-- START OF Entries provided --

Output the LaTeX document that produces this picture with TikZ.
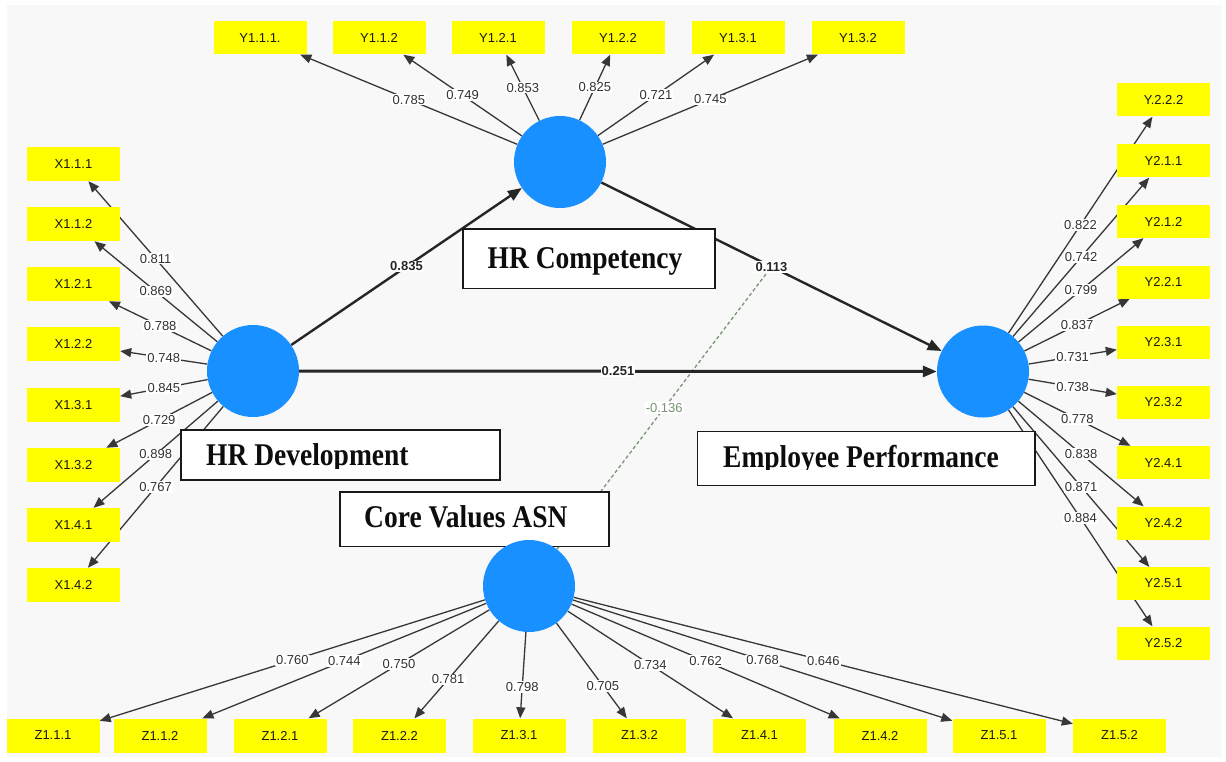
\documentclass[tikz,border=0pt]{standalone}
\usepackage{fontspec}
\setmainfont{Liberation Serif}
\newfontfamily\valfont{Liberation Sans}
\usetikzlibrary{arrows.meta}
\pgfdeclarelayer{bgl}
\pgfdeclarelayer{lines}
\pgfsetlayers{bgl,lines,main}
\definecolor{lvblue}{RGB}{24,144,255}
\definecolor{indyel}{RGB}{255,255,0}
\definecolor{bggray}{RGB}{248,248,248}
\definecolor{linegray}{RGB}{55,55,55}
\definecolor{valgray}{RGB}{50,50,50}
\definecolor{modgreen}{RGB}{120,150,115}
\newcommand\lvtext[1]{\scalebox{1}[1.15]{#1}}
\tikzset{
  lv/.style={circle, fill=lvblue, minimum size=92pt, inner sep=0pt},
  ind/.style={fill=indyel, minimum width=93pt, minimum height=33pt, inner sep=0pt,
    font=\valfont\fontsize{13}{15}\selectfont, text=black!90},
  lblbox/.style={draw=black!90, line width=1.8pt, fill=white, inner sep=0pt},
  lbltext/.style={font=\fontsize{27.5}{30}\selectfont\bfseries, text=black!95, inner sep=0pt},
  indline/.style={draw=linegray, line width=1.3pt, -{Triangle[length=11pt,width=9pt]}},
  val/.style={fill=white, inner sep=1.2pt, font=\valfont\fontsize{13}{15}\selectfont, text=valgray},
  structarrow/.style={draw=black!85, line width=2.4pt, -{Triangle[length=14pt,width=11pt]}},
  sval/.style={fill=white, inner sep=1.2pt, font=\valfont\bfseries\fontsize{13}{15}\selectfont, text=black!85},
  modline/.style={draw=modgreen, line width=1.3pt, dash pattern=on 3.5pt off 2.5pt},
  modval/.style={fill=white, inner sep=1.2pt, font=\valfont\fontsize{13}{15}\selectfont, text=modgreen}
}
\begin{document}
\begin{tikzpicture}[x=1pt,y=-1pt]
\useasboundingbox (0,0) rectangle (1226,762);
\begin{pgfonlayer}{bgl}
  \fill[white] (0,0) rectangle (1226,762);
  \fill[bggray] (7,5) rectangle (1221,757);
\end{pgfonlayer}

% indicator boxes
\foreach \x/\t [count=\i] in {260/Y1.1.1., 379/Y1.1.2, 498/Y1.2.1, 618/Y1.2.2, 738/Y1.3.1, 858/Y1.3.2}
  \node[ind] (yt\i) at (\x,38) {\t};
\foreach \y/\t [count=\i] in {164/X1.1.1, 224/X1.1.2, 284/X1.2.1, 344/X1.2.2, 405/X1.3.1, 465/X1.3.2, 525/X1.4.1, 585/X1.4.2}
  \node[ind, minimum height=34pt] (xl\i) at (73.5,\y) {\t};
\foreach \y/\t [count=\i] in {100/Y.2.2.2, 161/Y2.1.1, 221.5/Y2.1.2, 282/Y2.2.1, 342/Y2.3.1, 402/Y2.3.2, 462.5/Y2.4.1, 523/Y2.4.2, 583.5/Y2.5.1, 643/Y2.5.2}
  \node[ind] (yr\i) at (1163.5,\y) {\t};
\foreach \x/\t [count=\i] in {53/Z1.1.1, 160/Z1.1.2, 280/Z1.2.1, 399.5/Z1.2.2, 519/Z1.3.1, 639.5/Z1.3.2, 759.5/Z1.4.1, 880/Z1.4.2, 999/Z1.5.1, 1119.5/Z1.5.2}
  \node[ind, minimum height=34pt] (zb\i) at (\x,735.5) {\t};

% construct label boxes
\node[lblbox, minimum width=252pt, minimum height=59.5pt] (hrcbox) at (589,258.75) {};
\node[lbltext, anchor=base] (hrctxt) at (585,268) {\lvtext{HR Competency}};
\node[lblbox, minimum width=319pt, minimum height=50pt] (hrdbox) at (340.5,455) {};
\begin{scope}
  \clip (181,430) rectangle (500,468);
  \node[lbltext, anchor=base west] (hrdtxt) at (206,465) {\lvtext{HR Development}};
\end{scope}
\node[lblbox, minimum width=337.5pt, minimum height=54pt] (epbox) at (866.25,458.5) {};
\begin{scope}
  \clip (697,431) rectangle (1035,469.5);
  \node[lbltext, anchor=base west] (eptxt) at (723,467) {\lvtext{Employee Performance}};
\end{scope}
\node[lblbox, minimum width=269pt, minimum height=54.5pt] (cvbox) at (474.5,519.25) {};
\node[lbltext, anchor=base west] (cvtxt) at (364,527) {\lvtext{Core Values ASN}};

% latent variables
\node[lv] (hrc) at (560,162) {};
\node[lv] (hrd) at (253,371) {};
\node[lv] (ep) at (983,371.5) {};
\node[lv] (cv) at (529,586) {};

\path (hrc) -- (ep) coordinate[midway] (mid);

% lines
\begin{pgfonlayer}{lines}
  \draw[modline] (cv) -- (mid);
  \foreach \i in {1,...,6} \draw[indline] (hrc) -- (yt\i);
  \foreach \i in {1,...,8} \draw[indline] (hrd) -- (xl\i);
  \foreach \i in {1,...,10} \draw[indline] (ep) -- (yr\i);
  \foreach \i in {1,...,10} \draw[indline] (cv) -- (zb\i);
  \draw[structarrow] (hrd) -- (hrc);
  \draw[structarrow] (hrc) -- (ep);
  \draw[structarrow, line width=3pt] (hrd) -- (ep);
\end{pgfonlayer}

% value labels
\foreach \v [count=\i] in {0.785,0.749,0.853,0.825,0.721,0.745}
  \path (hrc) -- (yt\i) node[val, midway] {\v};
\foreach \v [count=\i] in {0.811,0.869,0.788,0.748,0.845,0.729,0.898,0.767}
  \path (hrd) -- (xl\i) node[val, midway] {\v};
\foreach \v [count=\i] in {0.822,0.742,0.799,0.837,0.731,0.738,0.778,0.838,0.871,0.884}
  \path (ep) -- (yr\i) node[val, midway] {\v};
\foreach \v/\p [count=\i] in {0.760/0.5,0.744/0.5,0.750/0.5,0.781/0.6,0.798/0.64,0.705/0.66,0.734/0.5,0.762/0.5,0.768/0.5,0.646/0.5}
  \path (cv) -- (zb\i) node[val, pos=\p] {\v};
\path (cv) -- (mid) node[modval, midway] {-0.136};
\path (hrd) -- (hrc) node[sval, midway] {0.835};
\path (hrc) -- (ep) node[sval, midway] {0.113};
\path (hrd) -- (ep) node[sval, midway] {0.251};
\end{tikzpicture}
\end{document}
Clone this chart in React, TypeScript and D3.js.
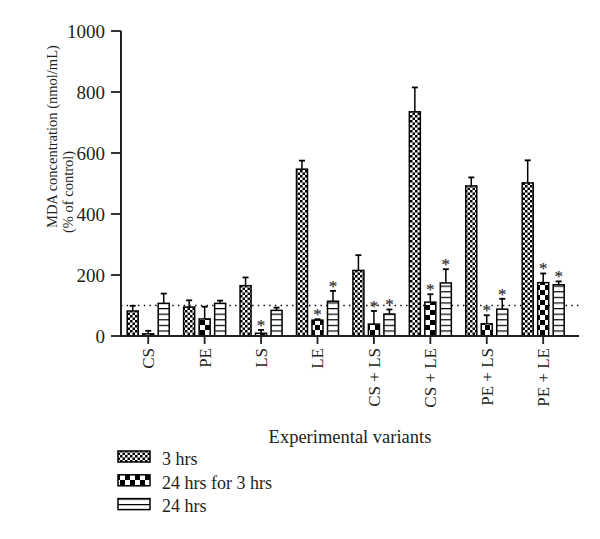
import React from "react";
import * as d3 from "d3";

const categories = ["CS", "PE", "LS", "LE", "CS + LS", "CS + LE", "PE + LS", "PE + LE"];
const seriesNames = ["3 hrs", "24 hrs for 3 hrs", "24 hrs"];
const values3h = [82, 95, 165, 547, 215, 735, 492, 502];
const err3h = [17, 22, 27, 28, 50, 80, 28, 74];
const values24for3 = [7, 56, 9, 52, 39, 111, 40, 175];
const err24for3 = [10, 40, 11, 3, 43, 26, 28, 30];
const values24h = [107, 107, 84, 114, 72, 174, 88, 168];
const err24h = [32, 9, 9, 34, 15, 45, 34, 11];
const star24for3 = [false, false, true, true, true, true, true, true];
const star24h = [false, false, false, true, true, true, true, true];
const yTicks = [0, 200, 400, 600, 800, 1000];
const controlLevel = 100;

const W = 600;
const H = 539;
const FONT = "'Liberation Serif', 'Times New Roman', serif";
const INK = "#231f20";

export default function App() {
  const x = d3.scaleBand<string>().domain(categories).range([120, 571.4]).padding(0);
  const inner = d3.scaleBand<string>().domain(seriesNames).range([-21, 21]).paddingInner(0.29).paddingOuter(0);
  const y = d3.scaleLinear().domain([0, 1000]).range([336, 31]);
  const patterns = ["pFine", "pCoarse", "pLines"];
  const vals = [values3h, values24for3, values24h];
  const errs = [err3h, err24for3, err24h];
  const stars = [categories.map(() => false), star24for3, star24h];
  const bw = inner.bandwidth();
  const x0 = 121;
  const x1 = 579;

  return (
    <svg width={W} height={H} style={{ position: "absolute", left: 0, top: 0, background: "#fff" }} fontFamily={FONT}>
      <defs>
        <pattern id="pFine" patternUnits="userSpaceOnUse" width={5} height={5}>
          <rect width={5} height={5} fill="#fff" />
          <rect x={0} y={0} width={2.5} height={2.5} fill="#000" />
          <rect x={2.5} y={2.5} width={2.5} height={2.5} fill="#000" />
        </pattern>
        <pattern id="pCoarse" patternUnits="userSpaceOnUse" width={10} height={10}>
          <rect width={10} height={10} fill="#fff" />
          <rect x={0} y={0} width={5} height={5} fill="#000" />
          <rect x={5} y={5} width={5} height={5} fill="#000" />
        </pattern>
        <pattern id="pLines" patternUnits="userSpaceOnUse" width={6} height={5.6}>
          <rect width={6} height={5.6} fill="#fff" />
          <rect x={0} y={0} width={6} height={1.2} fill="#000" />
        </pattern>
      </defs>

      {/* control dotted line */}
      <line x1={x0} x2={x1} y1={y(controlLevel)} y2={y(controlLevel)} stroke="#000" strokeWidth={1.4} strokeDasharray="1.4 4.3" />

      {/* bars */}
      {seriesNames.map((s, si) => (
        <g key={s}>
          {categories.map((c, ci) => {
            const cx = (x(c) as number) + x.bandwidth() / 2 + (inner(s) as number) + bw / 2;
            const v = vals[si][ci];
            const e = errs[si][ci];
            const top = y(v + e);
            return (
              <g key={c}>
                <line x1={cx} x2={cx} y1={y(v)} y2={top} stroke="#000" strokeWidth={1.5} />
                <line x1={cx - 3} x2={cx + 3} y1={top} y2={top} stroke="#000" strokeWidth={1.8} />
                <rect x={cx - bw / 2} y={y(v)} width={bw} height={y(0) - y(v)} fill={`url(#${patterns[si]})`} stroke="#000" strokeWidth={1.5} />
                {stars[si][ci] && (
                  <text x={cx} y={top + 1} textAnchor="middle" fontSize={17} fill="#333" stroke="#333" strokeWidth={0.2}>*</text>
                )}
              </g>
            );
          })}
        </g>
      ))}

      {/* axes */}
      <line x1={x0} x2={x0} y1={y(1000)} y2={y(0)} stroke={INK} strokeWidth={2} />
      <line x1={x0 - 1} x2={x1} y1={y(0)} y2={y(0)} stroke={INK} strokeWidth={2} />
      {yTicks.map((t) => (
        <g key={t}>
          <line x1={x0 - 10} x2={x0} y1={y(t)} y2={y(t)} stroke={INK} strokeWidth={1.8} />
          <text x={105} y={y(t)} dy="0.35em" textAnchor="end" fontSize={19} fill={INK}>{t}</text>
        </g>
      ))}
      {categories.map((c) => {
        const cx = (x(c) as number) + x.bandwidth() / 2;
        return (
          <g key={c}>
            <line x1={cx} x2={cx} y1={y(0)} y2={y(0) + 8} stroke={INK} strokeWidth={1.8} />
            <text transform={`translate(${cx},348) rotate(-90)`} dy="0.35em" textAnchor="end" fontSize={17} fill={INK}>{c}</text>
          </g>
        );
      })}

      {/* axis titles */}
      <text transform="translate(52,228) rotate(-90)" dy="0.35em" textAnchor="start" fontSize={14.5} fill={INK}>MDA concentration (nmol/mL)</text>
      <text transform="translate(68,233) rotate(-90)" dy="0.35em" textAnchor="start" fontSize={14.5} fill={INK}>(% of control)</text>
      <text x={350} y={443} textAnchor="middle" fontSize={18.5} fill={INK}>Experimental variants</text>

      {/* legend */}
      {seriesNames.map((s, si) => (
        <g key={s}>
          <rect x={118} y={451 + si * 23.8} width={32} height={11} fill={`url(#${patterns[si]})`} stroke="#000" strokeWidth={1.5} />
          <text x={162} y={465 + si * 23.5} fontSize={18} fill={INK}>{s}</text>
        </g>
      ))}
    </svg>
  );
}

-- END OF Entries provided --

> **Your task**
In the listing above, find the line containing "Clone this chart" and the line containing "import * as". Reproduce those lines and all between them exactly, with no pictures and nothing more.

> **Task answer**
Clone this chart in React, TypeScript and D3.js.
import React from "react";
import * as d3 from "d3";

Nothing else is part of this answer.